WORK REQUIRED - Repeat the material exactly from its first line to the line that includes "(0,0) rectangle (786,362);". Skip pictures.

════════════════

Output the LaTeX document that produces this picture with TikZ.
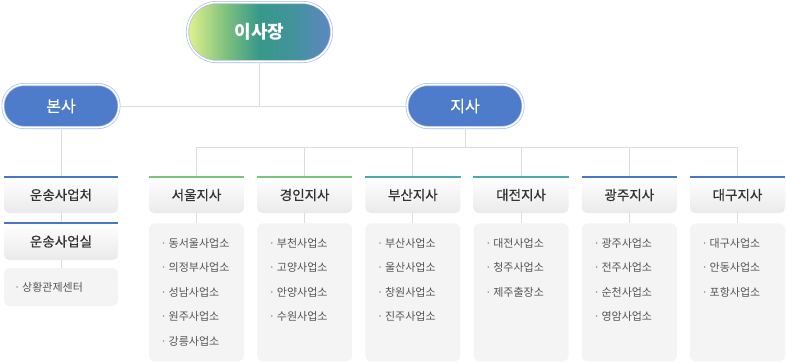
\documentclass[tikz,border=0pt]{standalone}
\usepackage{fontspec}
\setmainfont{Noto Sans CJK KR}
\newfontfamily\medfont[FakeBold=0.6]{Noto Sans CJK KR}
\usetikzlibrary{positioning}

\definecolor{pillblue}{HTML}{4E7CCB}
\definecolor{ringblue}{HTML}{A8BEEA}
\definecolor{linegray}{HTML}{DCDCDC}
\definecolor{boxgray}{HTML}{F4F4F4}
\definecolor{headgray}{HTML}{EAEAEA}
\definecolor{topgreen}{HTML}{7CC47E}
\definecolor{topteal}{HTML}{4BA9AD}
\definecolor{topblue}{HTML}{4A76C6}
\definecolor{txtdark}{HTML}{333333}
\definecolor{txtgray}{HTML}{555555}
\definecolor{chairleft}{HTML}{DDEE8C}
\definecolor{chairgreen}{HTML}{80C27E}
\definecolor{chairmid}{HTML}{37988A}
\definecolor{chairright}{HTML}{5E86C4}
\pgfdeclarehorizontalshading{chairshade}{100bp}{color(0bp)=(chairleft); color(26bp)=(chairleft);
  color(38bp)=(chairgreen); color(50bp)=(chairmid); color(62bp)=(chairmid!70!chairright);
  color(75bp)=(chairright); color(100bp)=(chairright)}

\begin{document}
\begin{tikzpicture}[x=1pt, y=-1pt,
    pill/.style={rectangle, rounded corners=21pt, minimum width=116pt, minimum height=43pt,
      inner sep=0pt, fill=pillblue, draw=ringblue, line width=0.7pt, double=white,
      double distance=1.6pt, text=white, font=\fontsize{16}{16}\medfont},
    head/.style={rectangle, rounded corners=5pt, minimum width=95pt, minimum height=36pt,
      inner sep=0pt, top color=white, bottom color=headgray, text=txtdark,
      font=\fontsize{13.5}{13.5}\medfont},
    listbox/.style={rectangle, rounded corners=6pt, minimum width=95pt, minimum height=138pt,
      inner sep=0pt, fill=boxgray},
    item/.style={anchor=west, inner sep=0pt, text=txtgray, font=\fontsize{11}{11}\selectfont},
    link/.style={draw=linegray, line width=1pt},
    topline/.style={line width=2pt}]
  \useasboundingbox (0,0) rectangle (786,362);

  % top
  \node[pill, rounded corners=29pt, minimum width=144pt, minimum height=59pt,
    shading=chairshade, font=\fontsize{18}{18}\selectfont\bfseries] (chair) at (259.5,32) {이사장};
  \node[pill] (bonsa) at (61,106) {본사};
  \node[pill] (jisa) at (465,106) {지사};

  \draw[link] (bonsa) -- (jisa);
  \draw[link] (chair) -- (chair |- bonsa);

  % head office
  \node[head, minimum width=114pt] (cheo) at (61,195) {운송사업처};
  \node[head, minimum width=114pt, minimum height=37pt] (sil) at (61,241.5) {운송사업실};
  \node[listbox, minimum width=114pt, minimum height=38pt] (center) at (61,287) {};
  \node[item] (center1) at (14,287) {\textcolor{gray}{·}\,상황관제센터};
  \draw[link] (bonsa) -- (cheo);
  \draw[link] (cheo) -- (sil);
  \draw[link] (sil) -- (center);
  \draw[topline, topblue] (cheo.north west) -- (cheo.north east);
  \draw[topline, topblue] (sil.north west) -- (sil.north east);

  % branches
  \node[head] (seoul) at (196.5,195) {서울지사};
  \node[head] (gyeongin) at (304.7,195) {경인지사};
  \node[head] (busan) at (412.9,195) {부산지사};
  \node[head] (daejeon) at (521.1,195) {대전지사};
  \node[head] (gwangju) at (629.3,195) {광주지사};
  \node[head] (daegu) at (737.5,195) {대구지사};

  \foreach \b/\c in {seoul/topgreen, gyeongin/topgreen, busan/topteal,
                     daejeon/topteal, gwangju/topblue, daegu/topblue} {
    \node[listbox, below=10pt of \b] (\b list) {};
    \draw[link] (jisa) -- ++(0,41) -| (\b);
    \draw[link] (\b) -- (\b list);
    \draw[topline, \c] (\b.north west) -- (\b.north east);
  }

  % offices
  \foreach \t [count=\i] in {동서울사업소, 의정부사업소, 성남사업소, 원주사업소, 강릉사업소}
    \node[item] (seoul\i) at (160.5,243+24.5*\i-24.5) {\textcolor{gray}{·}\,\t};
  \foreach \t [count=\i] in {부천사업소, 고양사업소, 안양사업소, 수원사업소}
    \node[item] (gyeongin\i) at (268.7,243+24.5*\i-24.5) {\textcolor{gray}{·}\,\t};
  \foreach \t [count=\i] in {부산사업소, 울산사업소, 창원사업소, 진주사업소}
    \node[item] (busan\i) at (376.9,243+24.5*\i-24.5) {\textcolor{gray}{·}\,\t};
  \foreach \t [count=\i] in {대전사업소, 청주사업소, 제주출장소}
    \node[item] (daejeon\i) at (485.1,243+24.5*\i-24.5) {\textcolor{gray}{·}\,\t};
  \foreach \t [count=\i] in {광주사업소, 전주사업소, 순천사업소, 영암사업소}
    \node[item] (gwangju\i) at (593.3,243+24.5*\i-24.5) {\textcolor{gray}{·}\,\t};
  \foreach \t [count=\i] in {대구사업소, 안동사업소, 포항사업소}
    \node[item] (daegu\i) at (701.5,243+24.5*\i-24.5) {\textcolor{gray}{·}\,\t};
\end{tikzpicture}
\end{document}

════════════════

ANSWER TO THE TASK -
Output the LaTeX document that produces this picture with TikZ.
\documentclass[tikz,border=0pt]{standalone}
\usepackage{fontspec}
\setmainfont{Noto Sans CJK KR}
\newfontfamily\medfont[FakeBold=0.6]{Noto Sans CJK KR}
\usetikzlibrary{positioning}

\definecolor{pillblue}{HTML}{4E7CCB}
\definecolor{ringblue}{HTML}{A8BEEA}
\definecolor{linegray}{HTML}{DCDCDC}
\definecolor{boxgray}{HTML}{F4F4F4}
\definecolor{headgray}{HTML}{EAEAEA}
\definecolor{topgreen}{HTML}{7CC47E}
\definecolor{topteal}{HTML}{4BA9AD}
\definecolor{topblue}{HTML}{4A76C6}
\definecolor{txtdark}{HTML}{333333}
\definecolor{txtgray}{HTML}{555555}
\definecolor{chairleft}{HTML}{DDEE8C}
\definecolor{chairgreen}{HTML}{80C27E}
\definecolor{chairmid}{HTML}{37988A}
\definecolor{chairright}{HTML}{5E86C4}
\pgfdeclarehorizontalshading{chairshade}{100bp}{color(0bp)=(chairleft); color(26bp)=(chairleft);
  color(38bp)=(chairgreen); color(50bp)=(chairmid); color(62bp)=(chairmid!70!chairright);
  color(75bp)=(chairright); color(100bp)=(chairright)}

\begin{document}
\begin{tikzpicture}[x=1pt, y=-1pt,
    pill/.style={rectangle, rounded corners=21pt, minimum width=116pt, minimum height=43pt,
      inner sep=0pt, fill=pillblue, draw=ringblue, line width=0.7pt, double=white,
      double distance=1.6pt, text=white, font=\fontsize{16}{16}\medfont},
    head/.style={rectangle, rounded corners=5pt, minimum width=95pt, minimum height=36pt,
      inner sep=0pt, top color=white, bottom color=headgray, text=txtdark,
      font=\fontsize{13.5}{13.5}\medfont},
    listbox/.style={rectangle, rounded corners=6pt, minimum width=95pt, minimum height=138pt,
      inner sep=0pt, fill=boxgray},
    item/.style={anchor=west, inner sep=0pt, text=txtgray, font=\fontsize{11}{11}\selectfont},
    link/.style={draw=linegray, line width=1pt},
    topline/.style={line width=2pt}]
  \useasboundingbox (0,0) rectangle (786,362);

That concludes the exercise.